*What to work on*: Transcribe the material word for word, but without the images.

*Exercise data*:
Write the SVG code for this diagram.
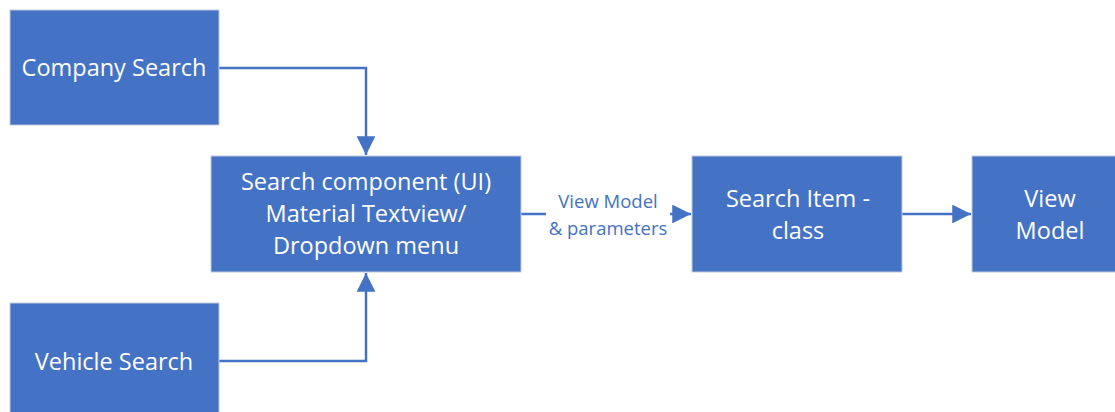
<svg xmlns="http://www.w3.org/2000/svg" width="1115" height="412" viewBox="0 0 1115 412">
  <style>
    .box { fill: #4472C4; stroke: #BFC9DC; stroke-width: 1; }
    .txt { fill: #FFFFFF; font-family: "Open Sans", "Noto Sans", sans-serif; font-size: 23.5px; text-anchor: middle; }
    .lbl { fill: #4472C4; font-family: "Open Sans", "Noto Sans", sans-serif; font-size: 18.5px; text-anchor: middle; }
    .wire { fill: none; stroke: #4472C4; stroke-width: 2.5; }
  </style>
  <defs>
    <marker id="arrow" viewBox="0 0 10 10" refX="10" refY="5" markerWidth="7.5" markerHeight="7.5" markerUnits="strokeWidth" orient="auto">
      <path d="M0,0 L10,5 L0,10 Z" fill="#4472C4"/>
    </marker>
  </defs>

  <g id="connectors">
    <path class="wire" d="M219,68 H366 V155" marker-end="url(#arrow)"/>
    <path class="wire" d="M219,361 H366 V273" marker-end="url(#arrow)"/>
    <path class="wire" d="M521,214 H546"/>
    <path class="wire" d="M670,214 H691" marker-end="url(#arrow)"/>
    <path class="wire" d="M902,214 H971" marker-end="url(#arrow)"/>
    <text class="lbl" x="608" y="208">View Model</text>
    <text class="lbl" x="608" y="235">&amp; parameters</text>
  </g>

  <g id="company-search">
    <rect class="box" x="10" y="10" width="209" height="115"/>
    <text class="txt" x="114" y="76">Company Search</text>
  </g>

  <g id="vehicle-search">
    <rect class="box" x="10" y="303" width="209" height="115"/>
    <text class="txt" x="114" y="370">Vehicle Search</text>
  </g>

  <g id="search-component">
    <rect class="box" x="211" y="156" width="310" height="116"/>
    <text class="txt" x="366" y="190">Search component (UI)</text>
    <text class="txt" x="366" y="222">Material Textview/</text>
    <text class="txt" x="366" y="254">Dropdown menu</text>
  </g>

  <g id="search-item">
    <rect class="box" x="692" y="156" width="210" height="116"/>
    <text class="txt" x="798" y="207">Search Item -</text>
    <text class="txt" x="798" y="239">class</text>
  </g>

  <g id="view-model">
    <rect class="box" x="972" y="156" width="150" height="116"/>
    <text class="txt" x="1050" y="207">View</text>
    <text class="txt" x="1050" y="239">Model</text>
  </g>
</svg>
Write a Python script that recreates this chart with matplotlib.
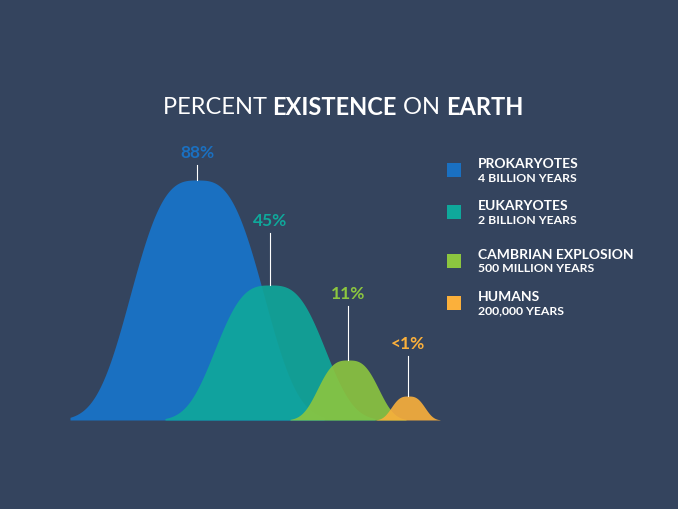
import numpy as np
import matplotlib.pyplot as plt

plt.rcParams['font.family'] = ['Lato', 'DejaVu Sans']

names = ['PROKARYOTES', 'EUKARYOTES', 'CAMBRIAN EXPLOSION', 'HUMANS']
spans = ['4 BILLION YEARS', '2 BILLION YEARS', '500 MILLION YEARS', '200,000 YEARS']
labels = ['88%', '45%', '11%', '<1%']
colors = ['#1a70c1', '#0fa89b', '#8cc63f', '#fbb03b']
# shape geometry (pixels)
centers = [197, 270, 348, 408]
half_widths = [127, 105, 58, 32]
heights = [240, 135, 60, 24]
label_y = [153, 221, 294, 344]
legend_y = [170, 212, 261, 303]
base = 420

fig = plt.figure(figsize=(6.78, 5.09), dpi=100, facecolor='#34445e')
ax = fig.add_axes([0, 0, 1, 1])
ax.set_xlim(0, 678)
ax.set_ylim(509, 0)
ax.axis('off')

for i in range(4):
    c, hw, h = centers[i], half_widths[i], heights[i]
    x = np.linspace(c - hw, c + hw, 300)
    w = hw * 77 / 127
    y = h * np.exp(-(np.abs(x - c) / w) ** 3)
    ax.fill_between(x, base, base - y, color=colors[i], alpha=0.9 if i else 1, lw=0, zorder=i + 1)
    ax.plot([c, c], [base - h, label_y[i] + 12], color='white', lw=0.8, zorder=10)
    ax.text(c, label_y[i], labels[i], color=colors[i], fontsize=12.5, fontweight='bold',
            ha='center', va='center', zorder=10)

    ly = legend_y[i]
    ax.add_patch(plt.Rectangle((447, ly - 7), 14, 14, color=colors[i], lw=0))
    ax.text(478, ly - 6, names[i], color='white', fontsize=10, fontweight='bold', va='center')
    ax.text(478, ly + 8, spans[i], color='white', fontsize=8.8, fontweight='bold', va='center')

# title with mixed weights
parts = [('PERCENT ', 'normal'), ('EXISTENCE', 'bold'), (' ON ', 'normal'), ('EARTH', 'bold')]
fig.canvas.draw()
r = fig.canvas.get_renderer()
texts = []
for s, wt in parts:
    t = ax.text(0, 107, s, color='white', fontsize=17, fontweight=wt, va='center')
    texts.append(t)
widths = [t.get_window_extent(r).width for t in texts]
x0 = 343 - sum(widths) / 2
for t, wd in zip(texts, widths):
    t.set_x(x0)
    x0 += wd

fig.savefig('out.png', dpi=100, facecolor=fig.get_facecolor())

*Task answer*:
Write the SVG code for this diagram.
<svg xmlns="http://www.w3.org/2000/svg" width="1115" height="412" viewBox="0 0 1115 412">
  <style>
    .box { fill: #4472C4; stroke: #BFC9DC; stroke-width: 1; }
    .txt { fill: #FFFFFF; font-family: "Open Sans", "Noto Sans", sans-serif; font-size: 23.5px; text-anchor: middle; }
    .lbl { fill: #4472C4; font-family: "Open Sans", "Noto Sans", sans-serif; font-size: 18.5px; text-anchor: middle; }
    .wire { fill: none; stroke: #4472C4; stroke-width: 2.5; }
  </style>
  <defs>
    <marker id="arrow" viewBox="0 0 10 10" refX="10" refY="5" markerWidth="7.5" markerHeight="7.5" markerUnits="strokeWidth" orient="auto">
      <path d="M0,0 L10,5 L0,10 Z" fill="#4472C4"/>
    </marker>
  </defs>

  <g id="connectors">
    <path class="wire" d="M219,68 H366 V155" marker-end="url(#arrow)"/>
    <path class="wire" d="M219,361 H366 V273" marker-end="url(#arrow)"/>
    <path class="wire" d="M521,214 H546"/>
    <path class="wire" d="M670,214 H691" marker-end="url(#arrow)"/>
    <path class="wire" d="M902,214 H971" marker-end="url(#arrow)"/>
    <text class="lbl" x="608" y="208">View Model</text>
    <text class="lbl" x="608" y="235">&amp; parameters</text>
  </g>

  <g id="company-search">
    <rect class="box" x="10" y="10" width="209" height="115"/>
    <text class="txt" x="114" y="76">Company Search</text>
  </g>

  <g id="vehicle-search">
    <rect class="box" x="10" y="303" width="209" height="115"/>
    <text class="txt" x="114" y="370">Vehicle Search</text>
  </g>

  <g id="search-component">
    <rect class="box" x="211" y="156" width="310" height="116"/>
    <text class="txt" x="366" y="190">Search component (UI)</text>
    <text class="txt" x="366" y="222">Material Textview/</text>
    <text class="txt" x="366" y="254">Dropdown menu</text>
  </g>

  <g id="search-item">
    <rect class="box" x="692" y="156" width="210" height="116"/>
    <text class="txt" x="798" y="207">Search Item -</text>
    <text class="txt" x="798" y="239">class</text>
  </g>

  <g id="view-model">
    <rect class="box" x="972" y="156" width="150" height="116"/>
    <text class="txt" x="1050" y="207">View</text>
    <text class="txt" x="1050" y="239">Model</text>
  </g>
</svg>
Write a Python script that recreates this chart with matplotlib.
import numpy as np
import matplotlib.pyplot as plt

plt.rcParams['font.family'] = ['Lato', 'DejaVu Sans']

names = ['PROKARYOTES', 'EUKARYOTES', 'CAMBRIAN EXPLOSION', 'HUMANS']
spans = ['4 BILLION YEARS', '2 BILLION YEARS', '500 MILLION YEARS', '200,000 YEARS']
labels = ['88%', '45%', '11%', '<1%']
colors = ['#1a70c1', '#0fa89b', '#8cc63f', '#fbb03b']
# shape geometry (pixels)
centers = [197, 270, 348, 408]
half_widths = [127, 105, 58, 32]
heights = [240, 135, 60, 24]
label_y = [153, 221, 294, 344]
legend_y = [170, 212, 261, 303]
base = 420

fig = plt.figure(figsize=(6.78, 5.09), dpi=100, facecolor='#34445e')
ax = fig.add_axes([0, 0, 1, 1])
ax.set_xlim(0, 678)
ax.set_ylim(509, 0)
ax.axis('off')

for i in range(4):
    c, hw, h = centers[i], half_widths[i], heights[i]
    x = np.linspace(c - hw, c + hw, 300)
    w = hw * 77 / 127
    y = h * np.exp(-(np.abs(x - c) / w) ** 3)
    ax.fill_between(x, base, base - y, color=colors[i], alpha=0.9 if i else 1, lw=0, zorder=i + 1)
    ax.plot([c, c], [base - h, label_y[i] + 12], color='white', lw=0.8, zorder=10)
    ax.text(c, label_y[i], labels[i], color=colors[i], fontsize=12.5, fontweight='bold',
            ha='center', va='center', zorder=10)

    ly = legend_y[i]
    ax.add_patch(plt.Rectangle((447, ly - 7), 14, 14, color=colors[i], lw=0))
    ax.text(478, ly - 6, names[i], color='white', fontsize=10, fontweight='bold', va='center')
    ax.text(478, ly + 8, spans[i], color='white', fontsize=8.8, fontweight='bold', va='center')

# title with mixed weights
parts = [('PERCENT ', 'normal'), ('EXISTENCE', 'bold'), (' ON ', 'normal'), ('EARTH', 'bold')]
fig.canvas.draw()
r = fig.canvas.get_renderer()
texts = []
for s, wt in parts:
    t = ax.text(0, 107, s, color='white', fontsize=17, fontweight=wt, va='center')
    texts.append(t)
widths = [t.get_window_extent(r).width for t in texts]
x0 = 343 - sum(widths) / 2
for t, wd in zip(texts, widths):
    t.set_x(x0)
    x0 += wd

fig.savefig('out.png', dpi=100, facecolor=fig.get_facecolor())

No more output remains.